In the fourth EHL Brown Bag Seminar of the term, L. Sasha Gora will give a tour of her 2025 book Culinary Claims: Indigenous Restaurant Politics in Canada while simultaneously introducing her current research about eating and ecology.
What do recipes, let alone restaurants, have to do with the environment? Eating, as Sasha Gora argues, is always an ecological act. It not only stories the earth, but also shapes it. To study food is, therefore, to study how it is rooted in, or transcends, place. It is to study land and water, how they are worked and transformed, imagined and represented, bought and sold, won and lost, whom they belong to, and who belongs to them.

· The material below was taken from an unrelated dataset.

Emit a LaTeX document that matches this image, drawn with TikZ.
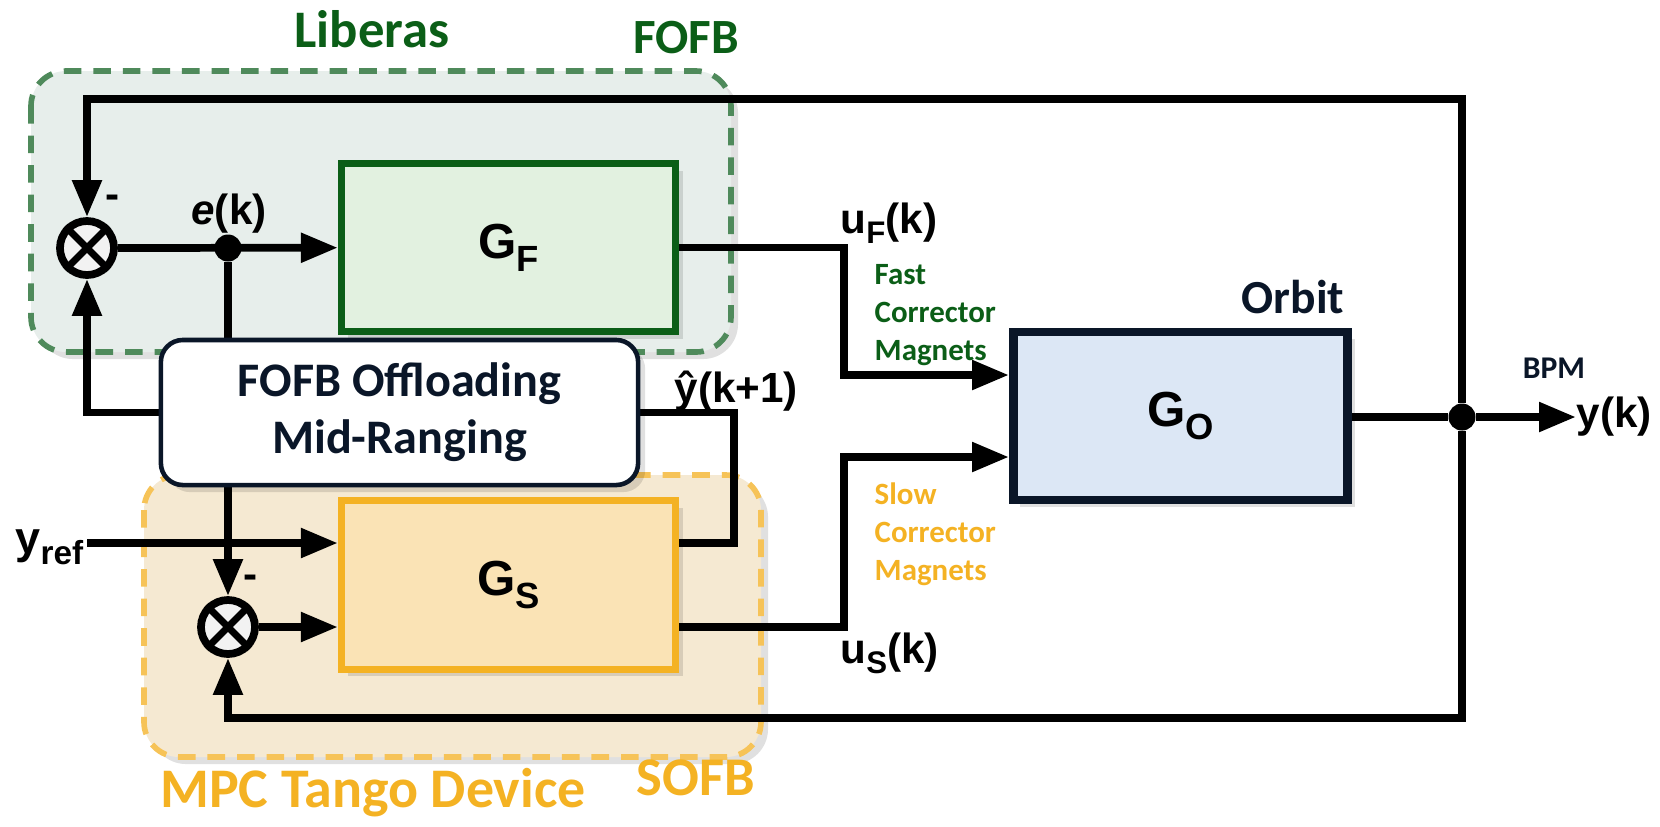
\documentclass[tikz,border=0pt]{standalone}
\usepackage{fontspec}
\usepackage{graphicx}
\setmainfont{Liberation Sans}
\newfontfamily\calibfont{Carlito}
\usetikzlibrary{arrows.meta,shapes.geometric,shadows}
\pgfdeclarelayer{regions}
\pgfdeclarelayer{wires}
\pgfsetlayers{regions,wires,main}

\definecolor{fgreen}{HTML}{0B5E17}
\definecolor{gregion}{HTML}{4F8A5B}
\definecolor{gregionfill}{HTML}{E7EEEB}
\definecolor{gfill}{HTML}{E2F1E0}
\definecolor{sorange}{HTML}{F4B223}
\definecolor{oregion}{HTML}{F6C358}
\definecolor{oregionfill}{HTML}{F5E9D2}
\definecolor{sfill}{HTML}{FAE3B5}
\definecolor{navy}{HTML}{0A1628}
\definecolor{ofill}{HTML}{DCE7F5}

% lowered, reduced subscript used in the signal and block names
\newcommand\lowsub[2][0.26em]{\raisebox{-#1}{\scalebox{0.74}{#2}}}

\begin{document}
\begin{tikzpicture}[x=0.01cm,y=-0.01cm,
  sig/.style={line width=2.2pt, line join=miter},
  arr/.style={sig, -{Triangle[length=10.5pt,width=8pt]}},
  softshadow/.style={drop shadow={shadow xshift=2pt, shadow yshift=-2pt, fill=black, opacity=0.12}},
  blk/.style={draw, rectangle, line width=2pt, inner sep=0pt,
    minimum width=3.34cm, minimum height=1.68cm,
    font=\bfseries\fontsize{14}{14}\selectfont, softshadow},
  region/.style={line width=1.6pt, dash pattern=on 5pt off 3.4pt, rounded corners=0.35cm},
  sumj/.style={circle, draw, line width=2.2pt, fill=gray!10, inner sep=0pt,
    minimum size=0.54cm},
  dot/.style={circle, fill=black, inner sep=0pt, minimum size=0.27cm},
  lbl/.style={font=\bfseries\fontsize{12}{12}\selectfont, inner sep=0pt},
  cal/.style={font=\calibfont\bfseries #1, inner sep=0pt},
]
\useasboundingbox (0,0) rectangle (1660,826);

% dashed regions for the two controllers
\begin{pgfonlayer}{regions}
  \path[region, draw=gregion, fill=gregionfill, softshadow] (31,71) rectangle (731,352);
  \path[region, draw=oregion, fill=oregionfill, softshadow] (144,475) rectangle (761,757);
\end{pgfonlayer}

% blocks
\node[blk, draw=fgreen, fill=gfill] (GF) at (508.5,247.5) {G\lowsub{F}};
\node[blk, draw=sorange, fill=sfill] (GS) at (508.5,585) {G\lowsub{S}};
\node[blk, draw=navy, fill=ofill, line width=2.5pt] (GO) at (1180.5,416) {G\lowsub{O}};
\node[draw=navy, fill=white, line width=1.3pt, rounded corners=0.22cm,
      minimum width=4.77cm, minimum height=1.45cm, inner sep=0pt, align=center,
      text=navy, font=\calibfont\bfseries\fontsize{13.7}{16.2}\selectfont, softshadow]
      (off) at (399.5,412.5) {FOFB Offloading\\Mid-Ranging};

% summing junctions and branch points
\node[sumj] (sum1) at (87,248) {};
\draw[line width=2pt] (sum1.45) -- (sum1.225) (sum1.135) -- (sum1.315);
\node[sumj] (sum2) at (228,627) {};
\draw[line width=2pt] (sum2.45) -- (sum2.225) (sum2.135) -- (sum2.315);
\node[dot] (ek) at (228,248) {};
\node[dot] (bpm) at (1462,417) {};

% signal labels
\node[lbl, anchor=base] (elbl) at (229,224) {\textit{e}(k)};
\node[lbl] (m1) at (113,202) {-};
\node[lbl] (m2) at (251,582) {-};
\node[lbl, anchor=base west] (uf) at (840,233) {u\lowsub{F}(k)};
\node[lbl, anchor=base west] (us) at (840,663) {u\lowsub{S}(k)};
\node[lbl, anchor=base west] (yhat) at (674,402) {ŷ(k+1)};
\node[lbl, anchor=base west, font=\bfseries\fontsize{12.8}{12.8}\selectfont] (yref) at (15,553) {y\lowsub{ref}};
\node[lbl, anchor=west] (yk) at (1576,417) {y(k)};

% names of the parts
\node[cal=\fontsize{15}{15}\selectfont, text=fgreen, anchor=base] at (372,47) {Liberas};
\node[cal=\fontsize{14}{14}\selectfont, text=fgreen, anchor=base] at (686,53) {FOFB};
\node[cal=\fontsize{15.9}{15.9}\selectfont, text=sorange, anchor=base] at (373,807) {MPC Tango Device};
\node[cal=\fontsize{15.5}{15.5}\selectfont, text=sorange, anchor=base] at (696,795) {SOFB};
\node[cal=\fontsize{13.5}{13.5}\selectfont, text=navy, anchor=base] at (1293,313) {Orbit};
\node[cal=\fontsize{9}{9}\selectfont, text=navy, anchor=base] at (1554,378) {BPM};
\node[cal=\fontsize{8.8}{10.8}\selectfont, text=fgreen, anchor=north west, align=left] at (874,264) {Fast\\Corrector\\Magnets};
\node[cal=\fontsize{8.8}{10.8}\selectfont, text=sorange, anchor=north west, align=left] at (874,482) {Slow\\Corrector\\Magnets};

% bend points of the wiring
\coordinate (tl) at (87,99);
\coordinate (bl) at (228,718);
\coordinate (fx) at (844,375);
\coordinate (sx) at (844,457);
\coordinate (yrefpt) at (87,543);
\coordinate (yhatb) at (734,543);

\begin{pgfonlayer}{wires}
  \draw[arr] (sum1) -- (GF);
  \draw[arr] (ek) -- (sum2.north);
  \draw[arr] (sum2) -- (GS.west |- sum2);
  \draw[arr] (yrefpt) -- (GS.west |- yrefpt);
  \draw[sig] (off.east) -| (yhatb) -- (GS.east |- yhatb);
  \draw[arr] (off.west) -| (sum1.south);
  \draw[arr] (GF.east) -| (fx) -- (GO.west |- fx);
  \draw[arr] (GS.east |- sum2) -| (sx) -- (GO.west |- sx);
  \draw[sig] (GO.east |- bpm) -- (bpm);
  \draw[arr] (bpm) -- (yk.west);
  \draw[arr] (bpm) |- (tl) -- (sum1.north);
  \draw[arr] (bpm) |- (bl) -- (sum2.south);
\end{pgfonlayer}
\end{tikzpicture}
\end{document}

Featuring a cast of wild plants and introduced animals, Indigenous foodways and Canadian regulations, Culinary Claims blends food studies with environmental history to examine how cuisines reflect social and political issues related to representation and sovereignty, which is to say how food claims land. Based on her award-winning doctoral research at the Rachel Carson Center for Environment & Society, Culinary Claims tells a new story of settler colonialism and Indigenous resistance, emphasizing the critical role that eateries play in Canada’s cultural landscape. It, in short, investigates how food shapes our understanding of place and the politics that underpin this relationship.
Register for the seminar and vegan sandwich here
. Note you need to register for the seminar by the 13th of May if you want a vegan sandwich! After the 13th of May, you can no longer register for the sandwich, but you are welcome to come to the seminar and bring your own lunch!
L. Sasha Gora
L. Sasha Gora is an essayist and cultural historian with a focus on food studies, the environmental humanities, and contemporary art. After earning her PhD from Ludwig Maximilian University of Munich and the Rachel Carson Center and holding postdoctoral fellowships at Ca’ Foscari University of Venice and the Institute for Advanced Study in the Humanities, Essen, she joined the University of Augsburg in 2023, where she is the project director and principal investigator of the Off the Menu Research Group. Her writing has been featured in outlets such as Food, Culture & Society, Global Environment, Literary Hub, Gastronomica, and Eaten, and in 2025 the University of Toronto published her first book, Culinary Claims: Indigenous Restaurant Politics in Canada.